>> start RECORDED DATA

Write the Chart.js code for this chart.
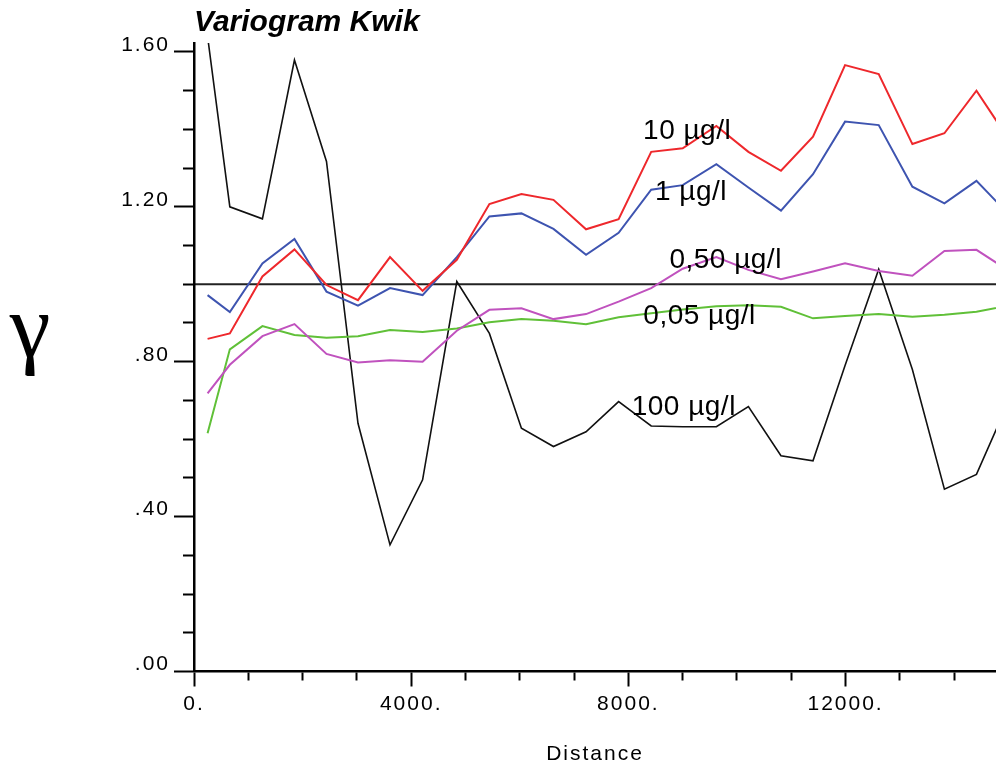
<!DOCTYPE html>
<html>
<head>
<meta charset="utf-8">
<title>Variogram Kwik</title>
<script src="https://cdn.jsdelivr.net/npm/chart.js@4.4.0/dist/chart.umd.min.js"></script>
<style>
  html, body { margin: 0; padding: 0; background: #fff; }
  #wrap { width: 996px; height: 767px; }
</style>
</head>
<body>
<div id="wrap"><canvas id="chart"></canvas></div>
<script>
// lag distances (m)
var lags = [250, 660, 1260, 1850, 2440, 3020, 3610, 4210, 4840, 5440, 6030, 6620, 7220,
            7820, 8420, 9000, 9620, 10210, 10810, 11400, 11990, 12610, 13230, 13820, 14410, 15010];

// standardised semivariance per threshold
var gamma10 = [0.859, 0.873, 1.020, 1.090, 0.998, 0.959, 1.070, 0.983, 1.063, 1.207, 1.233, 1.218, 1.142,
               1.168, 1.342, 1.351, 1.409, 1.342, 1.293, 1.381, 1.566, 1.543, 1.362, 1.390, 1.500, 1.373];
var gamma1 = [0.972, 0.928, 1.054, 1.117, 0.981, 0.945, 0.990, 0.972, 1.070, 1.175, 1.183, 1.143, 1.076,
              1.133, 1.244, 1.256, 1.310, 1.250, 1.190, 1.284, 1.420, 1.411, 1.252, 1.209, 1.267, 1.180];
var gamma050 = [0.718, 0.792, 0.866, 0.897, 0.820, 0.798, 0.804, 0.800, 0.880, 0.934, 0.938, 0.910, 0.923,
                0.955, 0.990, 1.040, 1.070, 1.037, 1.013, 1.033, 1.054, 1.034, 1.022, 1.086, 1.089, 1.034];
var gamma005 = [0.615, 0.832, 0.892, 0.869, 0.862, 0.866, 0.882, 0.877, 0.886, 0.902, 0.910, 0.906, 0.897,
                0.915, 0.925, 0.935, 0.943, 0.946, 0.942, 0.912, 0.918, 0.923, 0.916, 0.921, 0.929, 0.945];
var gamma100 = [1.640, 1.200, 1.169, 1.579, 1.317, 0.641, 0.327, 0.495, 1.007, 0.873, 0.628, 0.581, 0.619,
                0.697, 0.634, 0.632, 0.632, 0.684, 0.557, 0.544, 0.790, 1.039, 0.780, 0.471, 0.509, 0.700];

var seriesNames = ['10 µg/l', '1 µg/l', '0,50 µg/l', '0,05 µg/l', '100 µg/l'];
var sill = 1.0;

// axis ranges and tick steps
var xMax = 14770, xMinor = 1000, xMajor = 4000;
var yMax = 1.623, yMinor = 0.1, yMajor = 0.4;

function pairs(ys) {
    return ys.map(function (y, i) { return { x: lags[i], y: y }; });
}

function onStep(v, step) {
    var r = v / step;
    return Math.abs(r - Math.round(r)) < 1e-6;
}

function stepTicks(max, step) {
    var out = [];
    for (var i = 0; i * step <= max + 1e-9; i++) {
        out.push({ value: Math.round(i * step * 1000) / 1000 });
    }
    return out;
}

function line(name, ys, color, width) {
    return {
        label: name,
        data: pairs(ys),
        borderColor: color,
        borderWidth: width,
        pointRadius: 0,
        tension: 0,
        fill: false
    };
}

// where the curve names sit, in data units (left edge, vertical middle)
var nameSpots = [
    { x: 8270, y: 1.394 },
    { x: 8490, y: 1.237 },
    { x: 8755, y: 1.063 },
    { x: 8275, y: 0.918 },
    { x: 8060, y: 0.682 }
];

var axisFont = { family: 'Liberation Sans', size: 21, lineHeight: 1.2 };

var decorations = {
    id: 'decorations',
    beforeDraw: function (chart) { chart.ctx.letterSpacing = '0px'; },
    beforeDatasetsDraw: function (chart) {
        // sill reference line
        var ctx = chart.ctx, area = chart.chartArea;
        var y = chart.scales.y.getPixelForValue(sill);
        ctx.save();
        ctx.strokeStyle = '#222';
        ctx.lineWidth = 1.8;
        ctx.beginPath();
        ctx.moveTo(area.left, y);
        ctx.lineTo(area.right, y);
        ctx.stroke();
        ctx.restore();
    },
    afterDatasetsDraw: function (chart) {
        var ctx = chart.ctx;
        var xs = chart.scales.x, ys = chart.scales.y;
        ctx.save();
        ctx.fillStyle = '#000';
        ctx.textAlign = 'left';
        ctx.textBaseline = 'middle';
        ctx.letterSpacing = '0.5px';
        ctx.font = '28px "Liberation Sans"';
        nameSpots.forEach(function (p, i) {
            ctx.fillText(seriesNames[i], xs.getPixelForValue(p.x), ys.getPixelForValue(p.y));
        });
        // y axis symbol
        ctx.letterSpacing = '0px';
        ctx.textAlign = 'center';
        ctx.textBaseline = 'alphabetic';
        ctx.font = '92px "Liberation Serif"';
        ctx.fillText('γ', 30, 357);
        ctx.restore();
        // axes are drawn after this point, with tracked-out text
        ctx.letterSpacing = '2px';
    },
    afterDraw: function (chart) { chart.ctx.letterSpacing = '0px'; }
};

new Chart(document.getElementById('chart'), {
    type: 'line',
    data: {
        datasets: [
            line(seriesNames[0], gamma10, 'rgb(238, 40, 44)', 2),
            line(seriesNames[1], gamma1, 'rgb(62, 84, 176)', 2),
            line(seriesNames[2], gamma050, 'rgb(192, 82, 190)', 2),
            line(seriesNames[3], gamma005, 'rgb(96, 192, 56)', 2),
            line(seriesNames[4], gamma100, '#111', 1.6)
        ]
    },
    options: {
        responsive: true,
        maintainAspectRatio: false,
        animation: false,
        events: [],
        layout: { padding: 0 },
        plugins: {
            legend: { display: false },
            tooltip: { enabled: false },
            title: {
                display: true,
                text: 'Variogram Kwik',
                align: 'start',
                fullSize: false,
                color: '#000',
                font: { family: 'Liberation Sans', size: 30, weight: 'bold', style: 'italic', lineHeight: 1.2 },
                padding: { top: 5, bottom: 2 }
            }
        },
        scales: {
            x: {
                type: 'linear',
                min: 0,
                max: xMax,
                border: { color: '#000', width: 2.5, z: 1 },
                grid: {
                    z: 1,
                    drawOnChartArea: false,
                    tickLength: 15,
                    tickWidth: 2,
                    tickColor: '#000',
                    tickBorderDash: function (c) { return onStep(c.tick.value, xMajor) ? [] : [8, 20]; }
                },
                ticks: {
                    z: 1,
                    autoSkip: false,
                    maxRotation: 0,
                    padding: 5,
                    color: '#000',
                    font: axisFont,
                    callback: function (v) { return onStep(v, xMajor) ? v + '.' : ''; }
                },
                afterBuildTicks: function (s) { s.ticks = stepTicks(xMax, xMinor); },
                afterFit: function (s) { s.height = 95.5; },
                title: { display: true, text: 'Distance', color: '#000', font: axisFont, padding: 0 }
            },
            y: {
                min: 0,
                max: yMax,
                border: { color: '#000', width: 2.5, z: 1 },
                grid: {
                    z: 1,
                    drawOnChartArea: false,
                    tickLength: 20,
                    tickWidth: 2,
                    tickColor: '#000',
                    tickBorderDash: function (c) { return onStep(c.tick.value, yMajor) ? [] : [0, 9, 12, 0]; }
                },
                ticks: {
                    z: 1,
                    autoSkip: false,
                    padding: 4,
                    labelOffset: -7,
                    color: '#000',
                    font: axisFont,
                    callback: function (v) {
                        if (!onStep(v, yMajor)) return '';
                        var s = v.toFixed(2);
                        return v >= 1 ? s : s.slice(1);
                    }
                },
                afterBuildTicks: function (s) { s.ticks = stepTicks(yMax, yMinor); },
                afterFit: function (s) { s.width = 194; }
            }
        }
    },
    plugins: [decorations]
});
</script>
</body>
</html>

>> end RECORDED DATA

■ OBJECTIVE ■
Copy the listing over exactly, skipping the pictures it holds.

■ EXERCISE RESULT ■
Write the Chart.js code for this chart.
<!DOCTYPE html>
<html>
<head>
<meta charset="utf-8">
<title>Variogram Kwik</title>
<script src="https://cdn.jsdelivr.net/npm/chart.js@4.4.0/dist/chart.umd.min.js"></script>
<style>
  html, body { margin: 0; padding: 0; background: #fff; }
  #wrap { width: 996px; height: 767px; }
</style>
</head>
<body>
<div id="wrap"><canvas id="chart"></canvas></div>
<script>
// lag distances (m)
var lags = [250, 660, 1260, 1850, 2440, 3020, 3610, 4210, 4840, 5440, 6030, 6620, 7220,
            7820, 8420, 9000, 9620, 10210, 10810, 11400, 11990, 12610, 13230, 13820, 14410, 15010];

// standardised semivariance per threshold
var gamma10 = [0.859, 0.873, 1.020, 1.090, 0.998, 0.959, 1.070, 0.983, 1.063, 1.207, 1.233, 1.218, 1.142,
               1.168, 1.342, 1.351, 1.409, 1.342, 1.293, 1.381, 1.566, 1.543, 1.362, 1.390, 1.500, 1.373];
var gamma1 = [0.972, 0.928, 1.054, 1.117, 0.981, 0.945, 0.990, 0.972, 1.070, 1.175, 1.183, 1.143, 1.076,
              1.133, 1.244, 1.256, 1.310, 1.250, 1.190, 1.284, 1.420, 1.411, 1.252, 1.209, 1.267, 1.180];
var gamma050 = [0.718, 0.792, 0.866, 0.897, 0.820, 0.798, 0.804, 0.800, 0.880, 0.934, 0.938, 0.910, 0.923,
                0.955, 0.990, 1.040, 1.070, 1.037, 1.013, 1.033, 1.054, 1.034, 1.022, 1.086, 1.089, 1.034];
var gamma005 = [0.615, 0.832, 0.892, 0.869, 0.862, 0.866, 0.882, 0.877, 0.886, 0.902, 0.910, 0.906, 0.897,
                0.915, 0.925, 0.935, 0.943, 0.946, 0.942, 0.912, 0.918, 0.923, 0.916, 0.921, 0.929, 0.945];
var gamma100 = [1.640, 1.200, 1.169, 1.579, 1.317, 0.641, 0.327, 0.495, 1.007, 0.873, 0.628, 0.581, 0.619,
                0.697, 0.634, 0.632, 0.632, 0.684, 0.557, 0.544, 0.790, 1.039, 0.780, 0.471, 0.509, 0.700];

var seriesNames = ['10 µg/l', '1 µg/l', '0,50 µg/l', '0,05 µg/l', '100 µg/l'];
var sill = 1.0;

// axis ranges and tick steps
var xMax = 14770, xMinor = 1000, xMajor = 4000;
var yMax = 1.623, yMinor = 0.1, yMajor = 0.4;

function pairs(ys) {
    return ys.map(function (y, i) { return { x: lags[i], y: y }; });
}

function onStep(v, step) {
    var r = v / step;
    return Math.abs(r - Math.round(r)) < 1e-6;
}

function stepTicks(max, step) {
    var out = [];
    for (var i = 0; i * step <= max + 1e-9; i++) {
        out.push({ value: Math.round(i * step * 1000) / 1000 });
    }
    return out;
}

function line(name, ys, color, width) {
    return {
        label: name,
        data: pairs(ys),
        borderColor: color,
        borderWidth: width,
        pointRadius: 0,
        tension: 0,
        fill: false
    };
}

// where the curve names sit, in data units (left edge, vertical middle)
var nameSpots = [
    { x: 8270, y: 1.394 },
    { x: 8490, y: 1.237 },
    { x: 8755, y: 1.063 },
    { x: 8275, y: 0.918 },
    { x: 8060, y: 0.682 }
];

var axisFont = { family: 'Liberation Sans', size: 21, lineHeight: 1.2 };

var decorations = {
    id: 'decorations',
    beforeDraw: function (chart) { chart.ctx.letterSpacing = '0px'; },
    beforeDatasetsDraw: function (chart) {
        // sill reference line
        var ctx = chart.ctx, area = chart.chartArea;
        var y = chart.scales.y.getPixelForValue(sill);
        ctx.save();
        ctx.strokeStyle = '#222';
        ctx.lineWidth = 1.8;
        ctx.beginPath();
        ctx.moveTo(area.left, y);
        ctx.lineTo(area.right, y);
        ctx.stroke();
        ctx.restore();
    },
    afterDatasetsDraw: function (chart) {
        var ctx = chart.ctx;
        var xs = chart.scales.x, ys = chart.scales.y;
        ctx.save();
        ctx.fillStyle = '#000';
        ctx.textAlign = 'left';
        ctx.textBaseline = 'middle';
        ctx.letterSpacing = '0.5px';
        ctx.font = '28px "Liberation Sans"';
        nameSpots.forEach(function (p, i) {
            ctx.fillText(seriesNames[i], xs.getPixelForValue(p.x), ys.getPixelForValue(p.y));
        });
        // y axis symbol
        ctx.letterSpacing = '0px';
        ctx.textAlign = 'center';
        ctx.textBaseline = 'alphabetic';
        ctx.font = '92px "Liberation Serif"';
        ctx.fillText('γ', 30, 357);
        ctx.restore();
        // axes are drawn after this point, with tracked-out text
        ctx.letterSpacing = '2px';
    },
    afterDraw: function (chart) { chart.ctx.letterSpacing = '0px'; }
};

new Chart(document.getElementById('chart'), {
    type: 'line',
    data: {
        datasets: [
            line(seriesNames[0], gamma10, 'rgb(238, 40, 44)', 2),
            line(seriesNames[1], gamma1, 'rgb(62, 84, 176)', 2),
            line(seriesNames[2], gamma050, 'rgb(192, 82, 190)', 2),
            line(seriesNames[3], gamma005, 'rgb(96, 192, 56)', 2),
            line(seriesNames[4], gamma100, '#111', 1.6)
        ]
    },
    options: {
        responsive: true,
        maintainAspectRatio: false,
        animation: false,
        events: [],
        layout: { padding: 0 },
        plugins: {
            legend: { display: false },
            tooltip: { enabled: false },
            title: {
                display: true,
                text: 'Variogram Kwik',
                align: 'start',
                fullSize: false,
                color: '#000',
                font: { family: 'Liberation Sans', size: 30, weight: 'bold', style: 'italic', lineHeight: 1.2 },
                padding: { top: 5, bottom: 2 }
            }
        },
        scales: {
            x: {
                type: 'linear',
                min: 0,
                max: xMax,
                border: { color: '#000', width: 2.5, z: 1 },
                grid: {
                    z: 1,
                    drawOnChartArea: false,
                    tickLength: 15,
                    tickWidth: 2,
                    tickColor: '#000',
                    tickBorderDash: function (c) { return onStep(c.tick.value, xMajor) ? [] : [8, 20]; }
                },
                ticks: {
                    z: 1,
                    autoSkip: false,
                    maxRotation: 0,
                    padding: 5,
                    color: '#000',
                    font: axisFont,
                    callback: function (v) { return onStep(v, xMajor) ? v + '.' : ''; }
                },
                afterBuildTicks: function (s) { s.ticks = stepTicks(xMax, xMinor); },
                afterFit: function (s) { s.height = 95.5; },
                title: { display: true, text: 'Distance', color: '#000', font: axisFont, padding: 0 }
            },
            y: {
                min: 0,
                max: yMax,
                border: { color: '#000', width: 2.5, z: 1 },
                grid: {
                    z: 1,
                    drawOnChartArea: false,
                    tickLength: 20,
                    tickWidth: 2,
                    tickColor: '#000',
                    tickBorderDash: function (c) { return onStep(c.tick.value, yMajor) ? [] : [0, 9, 12, 0]; }
                },
                ticks: {
                    z: 1,
                    autoSkip: false,
                    padding: 4,
                    labelOffset: -7,
                    color: '#000',
                    font: axisFont,
                    callback: function (v) {
                        if (!onStep(v, yMajor)) return '';
                        var s = v.toFixed(2);
                        return v >= 1 ? s : s.slice(1);
                    }
                },
                afterBuildTicks: function (s) { s.ticks = stepTicks(yMax, yMinor); },
                afterFit: function (s) { s.width = 194; }
            }
        }
    },
    plugins: [decorations]
});
</script>
</body>
</html>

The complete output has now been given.